Nul hasard si le premier épisode de Sefirin Kizi commence par la danse du Zeybek. Le zeybek est un "Efe" ou " Bandit d'honneur". L'efe vit dans les régions de l'ouest Anatolien, un héros hors la loi, qui défend l'honneur des femmes, des paysans, et combat l'injustice en général. Il est fier, courageux, sans peur. Le Zeybek est aussi une danse traditionnelle de forme cyclique, qui se danse seul et présente des figures complexes figurant l’exploit. Elles sont parfois chorégraphiées par deux, quatre hommes ou plus, évoluant en cercle, dans le sens contraire au soleil.

Sancarefe, interprété par Engin Akyürek, incarne donc cet esprit chevaleresque et fier de l'efe, solitaire, doté d'un sens aïgu de l'honneur et de la bravoure. Toute la série est construite à partir du Zeybek, qui représente le fondement symbolique du caractère de Sancar et de son idéal de vie. Le malentendu initial entre lui et Nare, prend sa source dans l'esprit de l'efe, qui, se croyant trahi par la femme aimée, lui ferme sa porte. Il n'est pas question d'abandon ou de cruauté comme certains l'ont parfois dit, mais d'un malentendu dont les racines sont culturelles. Tout ce qui va en découler après, prend sa source à cet instant. Et le premier Zeybek, lors de son mariage avec une femme qu'il n'aime pas, en est le point de départ. Il se marie pour sauvegarder l'honneur de la famille, cédant à sa mère par devoir et pour ainsi perpétuer la lignée. Un homme de devoir, un homme droit, mais aussi un guerrier, un héros tragique, quand son ami de toujours le trahit ou lorsqu'il risque plus tard sa vie pour Nare.

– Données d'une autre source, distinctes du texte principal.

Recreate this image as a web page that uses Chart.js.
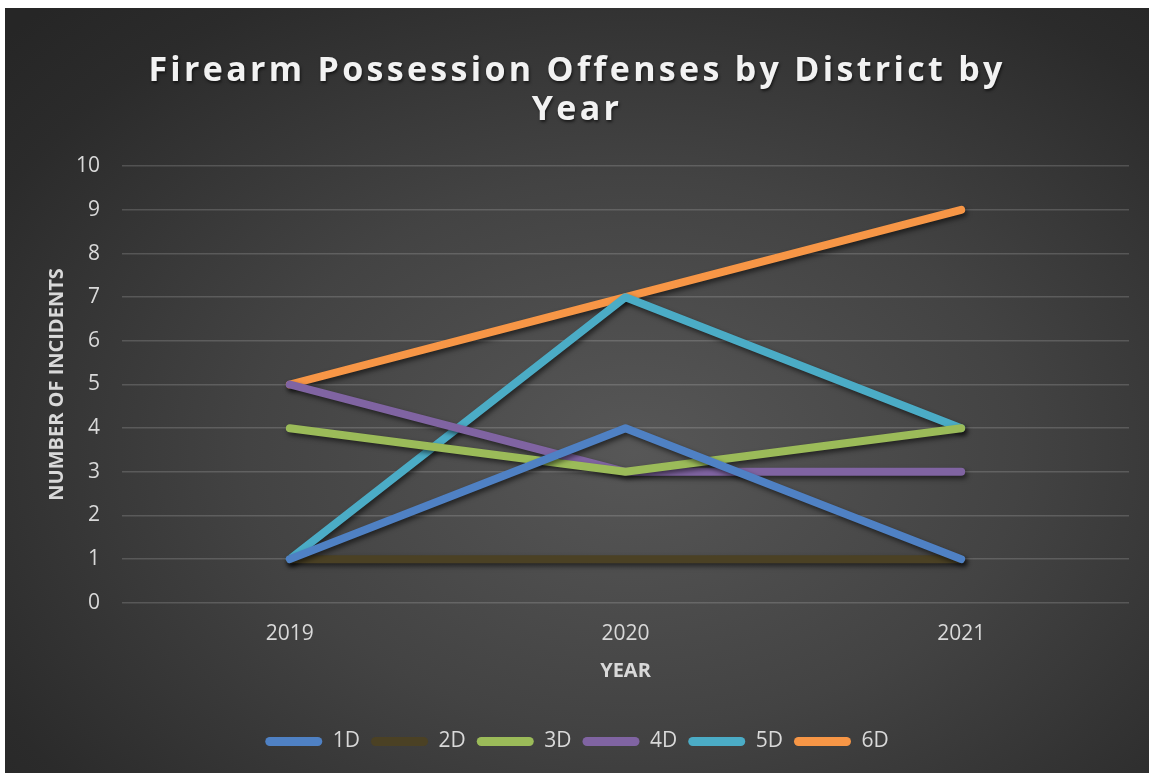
<!DOCTYPE html>
<html>
<head>
<meta charset="utf-8">
<script src="https://cdn.jsdelivr.net/npm/chart.js@4/dist/chart.umd.min.js"></script>
<style>
  html, body { margin: 0; padding: 0; background: #fff; }
  .wrap {
    position: absolute;
    left: 5px; top: 8px;
    width: 1144px; height: 765px;
    background: radial-gradient(ellipse 75% 80% at 55% 58%, #575757 0%, #434343 45%, #2b2b2b 85%, #262626 100%);
  }
</style>
</head>
<body>
<div class="wrap"><canvas id="chart"></canvas></div>
<script>
const years = ['2019', '2020', '2021'];
const d1 = [1, 4, 1];
const d2 = [1, 1, 1];
const d3 = [4, 3, 4];
const d4 = [5, 3, 3];
const d5 = [1, 7, 4];
const d6 = [5, 7, 9];
const seriesNames = ['1D', '2D', '3D', '4D', '5D', '6D'];
const seriesColors = ['#4f81c4', '#4b4124', '#9bbb59', '#8064a2', '#4bacc6', '#f79646'];
const yTicks = [0, 1, 2, 3, 4, 5, 6, 7, 8, 9, 10];

const FONT = '"Open Sans", "DejaVu Sans", sans-serif';
const textColor = '#d9d9d9';

// soft drop shadow under the lines, like the Excel style
const lineShadow = {
  id: 'lineShadow',
  beforeDatasetsDraw(chart) {
    const ctx = chart.ctx;
    ctx.save();
    ctx.shadowColor = 'rgba(0,0,0,0.55)';
    ctx.shadowBlur = 5;
    ctx.shadowOffsetX = 2;
    ctx.shadowOffsetY = 3;
  },
  afterDatasetsDraw(chart) {
    chart.ctx.restore();
  }
};

// title gets wide letter spacing and a small shadow
const titleStyle = {
  id: 'titleStyle',
  beforeDraw(chart) {
    const tb = chart.titleBlock;
    if (!tb || tb._styled) return;
    const orig = tb.draw.bind(tb);
    tb.draw = function () {
      const ctx = chart.ctx;
      ctx.save();
      ctx.letterSpacing = '3.3px';
      ctx.shadowColor = 'rgba(0,0,0,0.6)';
      ctx.shadowBlur = 3;
      ctx.shadowOffsetX = 1;
      ctx.shadowOffsetY = 2;
      orig();
      ctx.restore();
    };
    tb._styled = true;
  }
};

const allData = [d1, d2, d3, d4, d5, d6];
const datasets = allData.map((vals, i) => ({
  label: seriesNames[i],
  data: vals,
  borderColor: seriesColors[i],
  backgroundColor: seriesColors[i],
  borderWidth: 8,
  borderCapStyle: 'round',
  borderJoinStyle: 'round',
  pointRadius: 0,
  pointHoverRadius: 0,
  tension: 0,
  fill: false
}));

new Chart(document.getElementById('chart'), {
  type: 'line',
  data: { labels: years, datasets },
  plugins: [lineShadow, titleStyle],
  options: {
    responsive: true,
    maintainAspectRatio: false,
    animation: false,
    layout: { padding: { left: 20, right: 20, top: 0, bottom: 11 } },
    plugins: {
      title: {
        display: true,
        text: ['Firearm Possession Offenses by District by', 'Year'],
        color: '#f2f2f2',
        font: { family: FONT, size: 34, weight: 'bold', lineHeight: 1.15 },
        padding: { top: 44, bottom: 36 }
      },
      legend: {
        position: 'bottom',
        labels: {
          color: textColor,
          font: { family: FONT, size: 21 },
          boxWidth: 57,
          boxHeight: 9,
          padding: 11,
          useBorderRadius: true,
          borderRadius: 4.5,
          generateLabels(chart) {
            return chart.data.datasets.map((ds, i) => ({
              text: ds.label,
              fillStyle: ds.borderColor,
              strokeStyle: ds.borderColor,
              lineWidth: 0,
              fontColor: textColor,
              borderRadius: 4.5,
              datasetIndex: i
            }));
          }
        }
      },
      tooltip: { enabled: false }
    },
    scales: {
      x: {
        type: 'category',
        offset: true,
        grid: { display: false, drawTicks: false },
        border: { display: false },
        ticks: { color: textColor, font: { family: FONT, size: 21 }, padding: 19 },
        title: {
          display: true,
          text: 'YEAR',
          color: textColor,
          font: { family: FONT, size: 20, weight: 'bold' },
          padding: { top: -7, bottom: 37 }
        }
      },
      y: {
        min: 0,
        max: 10,
        afterBuildTicks(scale) {
          scale.ticks = yTicks.map(v => ({ value: v }));
        },
        afterFit(scale) {
          scale.width = 97;
        },
        grid: { color: 'rgba(255,255,255,0.16)', lineWidth: 1.5, drawTicks: false },
        border: { display: false },
        ticks: { color: textColor, font: { family: FONT, size: 21 }, padding: 22 },
        title: {
          display: true,
          text: 'NUMBER OF INCIDENTS',
          color: textColor,
          font: { family: FONT, size: 20, weight: 'bold' },
          padding: { top: 20, bottom: 7 }
        }
      }
    }
  }
});
</script>
</body>
</html>
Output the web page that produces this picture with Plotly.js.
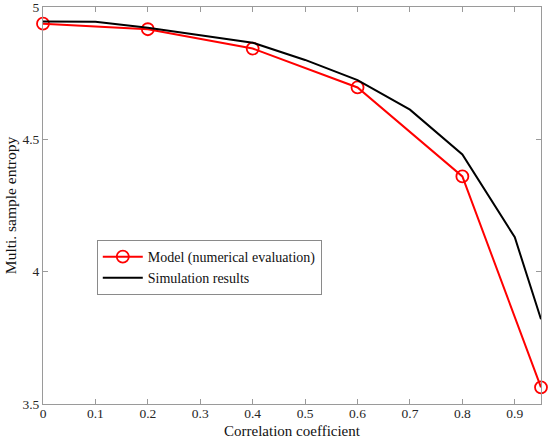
<!DOCTYPE html>
<html>
<head>
<meta charset="utf-8">
<script src="https://cdn.plot.ly/plotly-3.0.1.min.js"></script>
<style>html,body{margin:0;padding:0;background:#fff;}#chart{width:550px;height:439px;}</style>
</head>
<body>
<div id="chart"></div>
<script>
const modelX = [0, 0.2, 0.4, 0.6, 0.8, 0.95];
const modelY = [4.937, 4.916, 4.843, 4.696, 4.360, 3.563];
const simX = [0, 0.1, 0.2, 0.3, 0.4, 0.5, 0.6, 0.7, 0.8, 0.9, 0.95];
const simY = [4.945, 4.944, 4.922, 4.893, 4.865, 4.800, 4.724, 4.612, 4.443, 4.130, 3.820];
const xTicks = [0, 0.1, 0.2, 0.3, 0.4, 0.5, 0.6, 0.7, 0.8, 0.9];
const xTickText = ["0", "0.1", "0.2", "0.3", "0.4", "0.5", "0.6", "0.7", "0.8", "0.9"];
const yTicks = [3.5, 4, 4.5, 5];
const yTickText = ["3.5", "4", "4.5", "5"];

const fam = "Liberation Serif";
const tickFont = {family: fam, size: 13.5, color: "#262626"};

const traces = [
  {x: modelX, y: modelY, type: "scatter", mode: "lines+markers", name: "Model (numerical evaluation)",
   line: {color: "#ff0000", width: 2},
   marker: {symbol: "circle-open", size: 12, color: "#ff0000", line: {width: 1.8, color: "#ff0000"}},
   cliponaxis: false},
  {x: simX, y: simY, type: "scatter", mode: "lines", name: "Simulation results",
   line: {color: "#000000", width: 2}}
];

const axisCommon = {
  showgrid: false, zeroline: false, showline: true, linecolor: "#9a9a9a", linewidth: 1,
  mirror: "ticks", ticks: "inside", ticklen: 5, tickcolor: "#9a9a9a", tickwidth: 1,
  tickfont: tickFont, ticklabeloverflow: "allow"
};

const layout = {
  width: 550, height: 439,
  margin: {l: 43, r: 9, t: 7, b: 35},
  paper_bgcolor: "#fff", plot_bgcolor: "#fff",
  font: {family: fam, size: 14, color: "#222"},
  xaxis: Object.assign({}, axisCommon, {
    range: [0, 0.95], tickvals: xTicks, ticktext: xTickText, ticklabelstandoff: -3,
    title: {text: "Correlation coefficient", font: {family: fam, size: 15, color: "#111"}}
  }),
  yaxis: Object.assign({}, axisCommon, {
    range: [3.5, 5], tickvals: yTicks, ticktext: yTickText,
    title: {text: "Multi. sample entropy", font: {family: fam, size: 15.5, color: "#111"}, standoff: 1}
  }),
  showlegend: true,
  legend: {
    x: 0.108, y: 0.413, xanchor: "left", yanchor: "top",
    bgcolor: "#fff", bordercolor: "#8a8a8a", borderwidth: 1,
    font: {family: fam, size: 14, color: "#111"},
    tracegroupgap: 0, itemwidth: 40
  }
};

Plotly.newPlot("chart", traces, layout, {displayModeBar: false, staticPlot: true});
</script>
</body>
</html>
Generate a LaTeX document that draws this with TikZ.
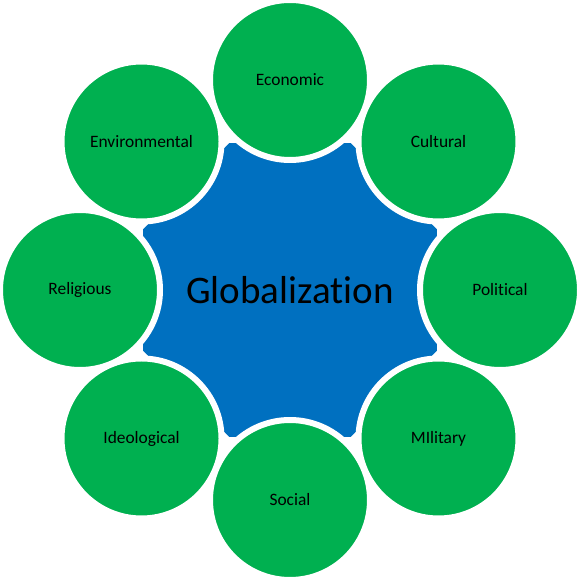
\documentclass[tikz,border=0pt]{standalone}
\usepackage{fontspec}
\setmainfont{Carlito}[Ligatures={NoCommon}]
\usepackage{tikz}
\usetikzlibrary{positioning, shapes.geometric}
\definecolor{hubblue}{HTML}{0070C0}
\definecolor{facetgreen}{HTML}{00B050}

\begin{document}
\begin{tikzpicture}[thin,
		hub/.style={regular polygon,regular polygon sides=8,minimum size=318pt,inner sep=0pt,fill=hubblue,font=\fontsize{39}{41}\selectfont},
		every circle node/.style={minimum size=160pt,inner sep=0mm,fill=facetgreen,draw=white,line width=6pt,font=\fontsize{17.4}{19}\selectfont}]
		
		\useasboundingbox (-290pt,-290pt) rectangle (290pt,290pt);
		
		\node[hub] (glob) at (0,0) {Globalization};
		
		\node[circle] (econ) at (90:210pt) {Economic};
		\node[circle] (cult) at (45:210pt) {Cultural};
		\node[circle] (poli) at (0:210pt) {Political};
		\node[circle] (mili) at (-45:210pt) {MIlitary};
		\node[circle] (soci) at (-90:210pt) {Social};
		\node[circle] (ideo) at (-135:210pt) {Ideological};
		\node[circle] (reli) at (180:210pt) {Religious};
		\node[circle] (envi) at (135:210pt) {Environmental};
		\end{tikzpicture}
\end{document}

Mais revenons à la danse dans l'épisode 1. Ce qui m'intéresse ici, c'est la beauté de ce cercle d'hommes qui se jaugent, se mesurent du regard, se lancent des défis muets.

Engin Akyürek parle avec son corps plus que tout autre. Le premier Seybek définit le personnage. Il réussit le double prodige d'incarner la masculinité charismatique de Sancar, de lui donner une identité, mais aussi de nous faire immédiatement aimer cet efe flamboyant.

Sancarefe est un homme de la terre et du ciel. Quand il danse le Zeybek, Sancar le terrien, le solide, traverse l'espace avec panache. Un genou à terre, le noir dans ses yeux, la tête haute, il exprime en quelques gestes, cette éclatante virilité qu'il portera tout au long de la série. Et puis, dessinant l'espace, ses bras comme de grandes ailes, on lit dans sa gestuelle, cette poésie lumineuse et légère, l'élégance de l'aigle qui danse avec la lumière et le vent. Le second Zeybek, plus tard dans l'histoire, est la métaphore du drame qui se joue entre les deux amis Sancar et Gediz.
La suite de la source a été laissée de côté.